• [Requirements]: Copy each line of the data below with the word "code".

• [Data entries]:
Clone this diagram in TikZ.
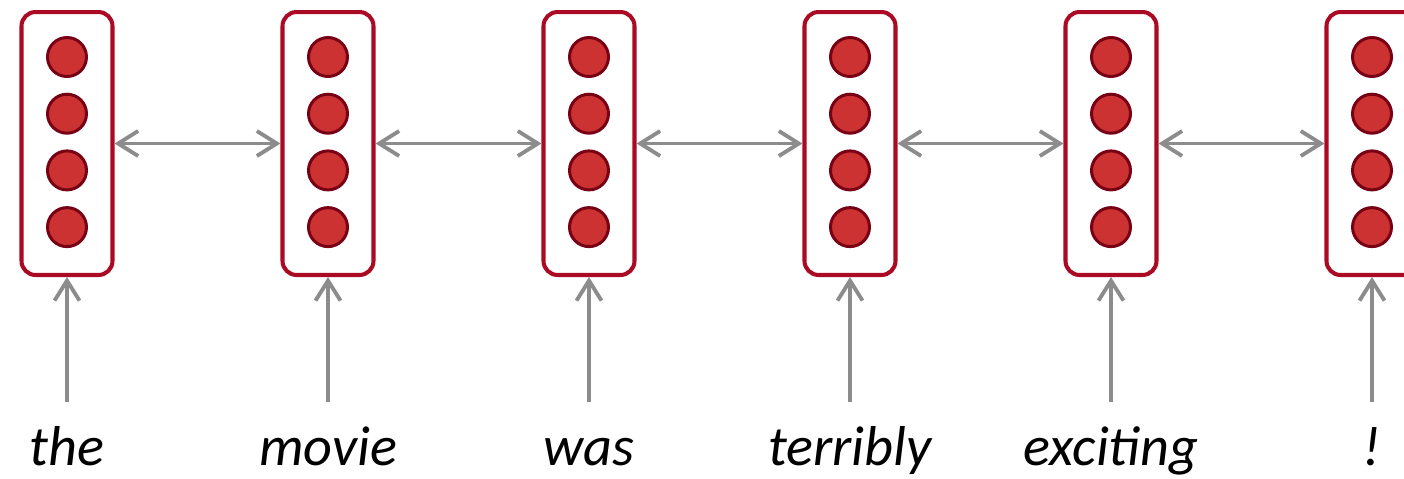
\documentclass[tikz,border=0pt]{standalone}
\usepackage{fontspec}
\setmainfont{Carlito}
\usetikzlibrary{arrows.meta}
\definecolor{boxred}{RGB}{170,10,35}
\definecolor{dotred}{RGB}{205,50,50}
\definecolor{dotedge}{RGB}{120,0,20}
\definecolor{linkgray}{RGB}{140,140,140}

\begin{document}
\begin{tikzpicture}[x=0.02cm,y=-0.02cm,>={Straight Barb[length=0.4cm,width=0.5cm]},
		cell/.style={draw=boxred,line width=2.3pt,rounded corners=0.28cm,minimum width=1.82cm,minimum height=5.26cm},
		unit/.style={circle,draw=dotedge,fill=dotred,line width=1.7pt,minimum size=0.78cm,inner sep=0pt},
		link/.style={draw=linkgray,line width=2.2pt},
		word/.style={font=\fontsize{32}{38}\selectfont\itshape,anchor=base}]
		\useasboundingbox (0,0) rectangle (1404,478);
		
		% one box of units per word
		\foreach \i/\x/\w in {1/67/the,2/328/movie,3/589/was,4/850/terribly,5/1111/exciting,6/1372/!} {
			\node[cell] (b\i) at (\x,143.5) {};
			\foreach \j in {1,...,4}
				\node[unit] (b\i-\j) at (\x,{57+56.7*(\j-1)}) {};
			\node[word] (w\i) at (\x,465) {\w};
			\coordinate (in\i) at (\x,402);
			\draw[link,->] (in\i) -- (b\i);
		}
		\foreach \i/\k in {1/2,2/3,3/4,4/5,5/6}
			\draw[link,<->] (b\i) -- (b\k);
\end{tikzpicture}
\end{document}
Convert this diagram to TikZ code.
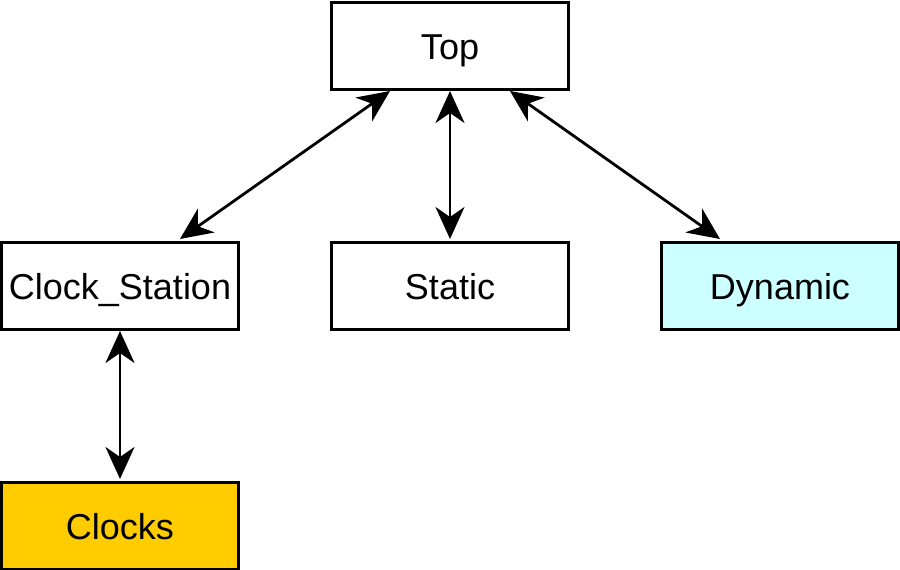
\documentclass[tikz,border=0pt]{standalone}
\usepackage{fontspec}
\setmainfont{Liberation Sans}
\usetikzlibrary{arrows.meta}
\definecolor{cyanfill}{HTML}{CCFFFF}
\definecolor{goldfill}{HTML}{FFCC00}
\begin{document}
\begin{tikzpicture}[x=1pt,y=-1pt,
  box/.style={draw=black,line width=2.8pt,minimum width=237.2pt,minimum height=87.2pt,inner sep=0pt,font=\fontsize{36}{42}\selectfont,text height=26pt,text depth=0pt,anchor=center},
  link/.style={line width=2.8pt,{Stealth[length=32pt,width=29pt,inset=10pt]}-{Stealth[length=32pt,width=29pt,inset=10pt]}}]
\useasboundingbox (0,0) rectangle (900,570);
\node[box] (top) at (450,46) {Top};
\node[box] (cs) at (120,286) {Clock\_Station};
\node[box] (static) at (450,286) {Static};
\node[box,fill=cyanfill] (dyn) at (780,286) {Dynamic};
\node[box,fill=goldfill] (clocks) at (120,526) {Clocks};
\coordinate (t1) at (390,91);
\coordinate (t2) at (450,91);
\coordinate (t3) at (510,91);
\coordinate (c1) at (180,239);
\coordinate (s1) at (450,239);
\coordinate (d1) at (720,239);
\coordinate (cb) at (120,331);
\coordinate (kt) at (120,479);
\draw[link] (t1) -- (c1);
\draw[link] (t2) -- (s1);
\draw[link] (t3) -- (d1);
\draw[link] (cb) -- (kt);
\end{tikzpicture}
\end{document}
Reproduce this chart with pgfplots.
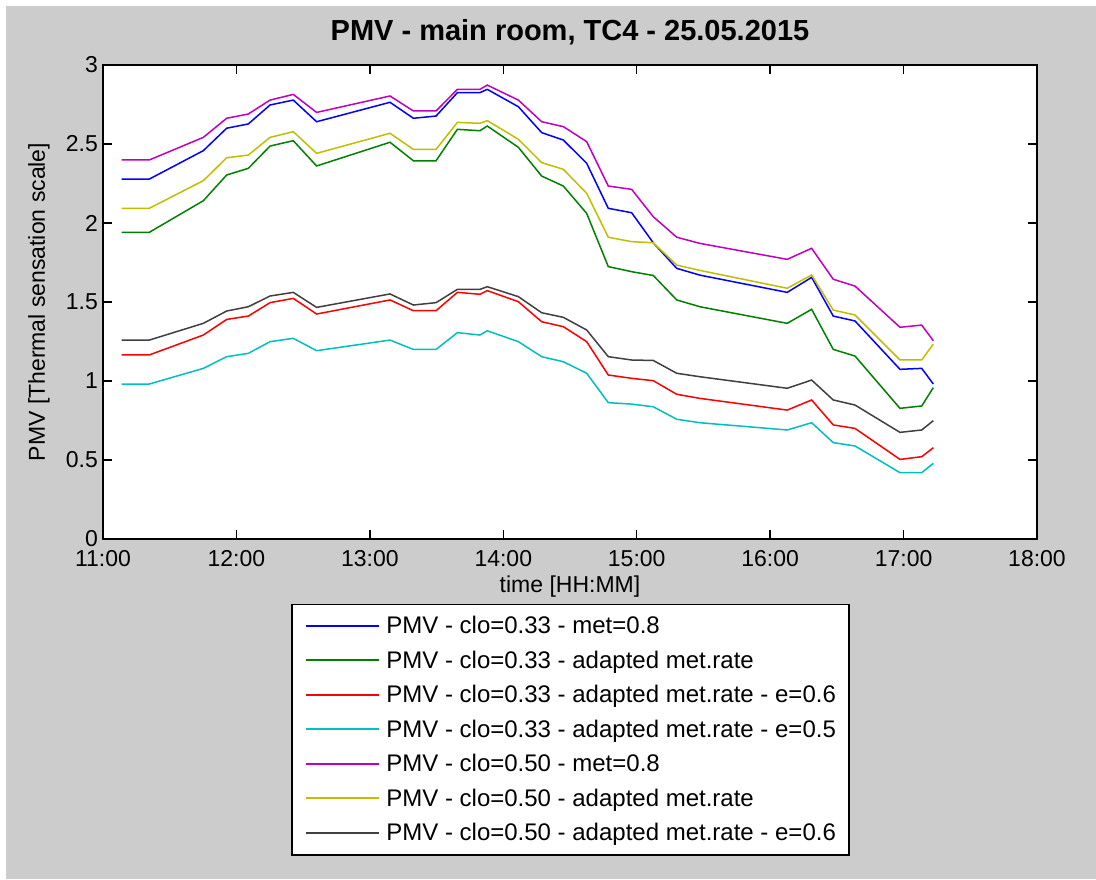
\documentclass[border=0pt]{standalone}
\usepackage{pgfplots}
\usepackage{pgfplotstable}
\pgfplotsset{compat=1.18}
\usepackage{fontspec}
\setmainfont{Liberation Sans}
\definecolor{figgray}{RGB}{204,204,204}
\definecolor{mblue}{RGB}{0,0,255}
\definecolor{mgreen}{RGB}{0,128,0}
\definecolor{mred}{RGB}{255,0,0}
\definecolor{mcyan}{RGB}{0,191,191}
\definecolor{mmagenta}{RGB}{191,0,191}
\definecolor{myellow}{RGB}{191,191,0}
\definecolor{mgray}{RGB}{64,64,64}
\pgfplotstableread{
t      blue  green red   cyan  mag   yel   gray
11.140 2.278 1.941 1.165 0.981 2.399 2.093 1.259
11.347 2.278 1.941 1.165 0.981 2.399 2.093 1.259
11.752 2.458 2.141 1.291 1.080 2.542 2.268 1.365
11.927 2.600 2.304 1.390 1.154 2.663 2.413 1.443
12.089 2.627 2.346 1.411 1.175 2.690 2.430 1.470
12.252 2.747 2.487 1.496 1.249 2.778 2.542 1.538
12.426 2.778 2.521 1.523 1.270 2.814 2.578 1.561
12.601 2.641 2.361 1.424 1.192 2.700 2.441 1.466
13.151 2.764 2.511 1.513 1.259 2.804 2.568 1.551
13.326 2.663 2.394 1.445 1.200 2.709 2.466 1.481
13.496 2.677 2.394 1.445 1.200 2.709 2.466 1.496
13.656 2.825 2.593 1.561 1.306 2.846 2.637 1.580
13.825 2.825 2.584 1.549 1.291 2.846 2.631 1.580
13.880 2.846 2.614 1.572 1.318 2.873 2.648 1.597
14.113 2.736 2.479 1.502 1.249 2.778 2.530 1.534
14.288 2.572 2.297 1.375 1.154 2.641 2.382 1.432
14.450 2.525 2.234 1.344 1.122 2.610 2.340 1.403
14.625 2.378 2.061 1.249 1.049 2.515 2.188 1.323
14.787 2.093 1.724 1.038 0.863 2.234 1.910 1.154
14.962 2.065 1.692 1.017 0.854 2.213 1.882 1.133
15.124 1.875 1.668 1.002 0.837 2.040 1.875 1.130
15.300 1.713 1.513 0.916 0.758 1.910 1.734 1.049
15.474 1.670 1.470 0.890 0.736 1.871 1.700 1.027
16.128 1.561 1.365 0.816 0.690 1.770 1.587 0.954
16.311 1.656 1.454 0.880 0.736 1.840 1.671 1.006
16.473 1.411 1.200 0.722 0.610 1.644 1.449 0.880
16.636 1.380 1.158 0.700 0.589 1.601 1.418 0.848
16.973 1.074 0.827 0.504 0.420 1.340 1.133 0.675
17.136 1.080 0.842 0.521 0.420 1.354 1.133 0.690
17.223 0.981 0.958 0.578 0.479 1.255 1.234 0.749
}\pmvdata
\begin{document}
\begin{tikzpicture}
\fill[white] (0pt,0pt) rectangle (1096pt,-879pt);
\fill[figgray] (6pt,-6pt) rectangle (1096pt,-879pt);
\begin{axis}[
  at={(103pt,-539pt)}, anchor=south west,
  scale only axis, width=934pt, height=474pt,
  xmin=11, xmax=18, ymin=0, ymax=3,
  xtick={11,12,13,14,15,16,17,18},
  xticklabels={11:00,12:00,13:00,14:00,15:00,16:00,17:00,18:00},
  ytick={0,0.5,1,1.5,2,2.5,3},
  yticklabels={0,0.5,1,1.5,2,2.5,3},
  tick align=inside, major tick length=9pt,
  every tick/.style={black, line width=1.3pt},
  axis line style={line width=1.5pt},
  axis background/.style={fill=white},
  /pgf/number format/assume math mode=true,
  xticklabel style={font=\fontsize{23}{27}\selectfont, anchor=base, inner sep=0pt, yshift=-27pt},
  yticklabel style={font=\fontsize{23}{27}\selectfont, anchor=east, inner sep=0pt, xshift=-5pt},
  title={PMV - main room, TC4 - 25.05.2015},
  title style={font=\bfseries\fontsize{29}{34}\selectfont, at={(0.5,1)}, anchor=base, yshift=19pt, inner sep=0pt},
  xlabel={time [HH:MM]},
  xlabel style={font=\fontsize{23}{27}\selectfont, at={(0.5,0)}, anchor=base, yshift=-53pt, inner sep=0pt},
  ylabel={PMV [Thermal sensation scale]},
  ylabel style={font=\fontsize{23}{27}\selectfont, at={(0,0.5)}, anchor=base, yshift=58pt, inner sep=0pt},
  legend cell align=left,
  legend image code/.code={\draw[#1, line width=1.6pt] (0pt,0.5pt) -- (73pt,0.5pt);},
  legend style={at={(0.2013,-0.1371)}, anchor=north west,
    font=\fontsize{24}{28}\selectfont, draw=black, line width=1.5pt, fill=white,
    inner xsep=13pt, inner ysep=8pt, column sep=7pt, row sep=7.5pt,
    nodes={inner sep=0pt, text height=21pt, text depth=6pt}},
  every axis plot/.append style={line width=1.5pt},
]
\addplot[mblue] table[x=t,y=blue] {\pmvdata};
\addlegendentry{PMV - clo=0.33 - met=0.8}
\addplot[mgreen] table[x=t,y=green] {\pmvdata};
\addlegendentry{PMV - clo=0.33 - adapted met.rate}
\addplot[mred] table[x=t,y=red] {\pmvdata};
\addlegendentry{PMV - clo=0.33 - adapted met.rate - e=0.6}
\addplot[mcyan] table[x=t,y=cyan] {\pmvdata};
\addlegendentry{PMV - clo=0.33 - adapted met.rate - e=0.5}
\addplot[mmagenta] table[x=t,y=mag] {\pmvdata};
\addlegendentry{PMV - clo=0.50 - met=0.8}
\addplot[myellow] table[x=t,y=yel] {\pmvdata};
\addlegendentry{PMV - clo=0.50 - adapted met.rate}
\addplot[mgray] table[x=t,y=gray] {\pmvdata};
\addlegendentry{PMV - clo=0.50 - adapted met.rate - e=0.6}
\end{axis}
\end{tikzpicture}
\end{document}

• [Result of the task]:
Convert this diagram to TikZ code.
  legend image code/.code={\draw[#1, line width=1.6pt] (0pt,0.5pt) -- (73pt,0.5pt);},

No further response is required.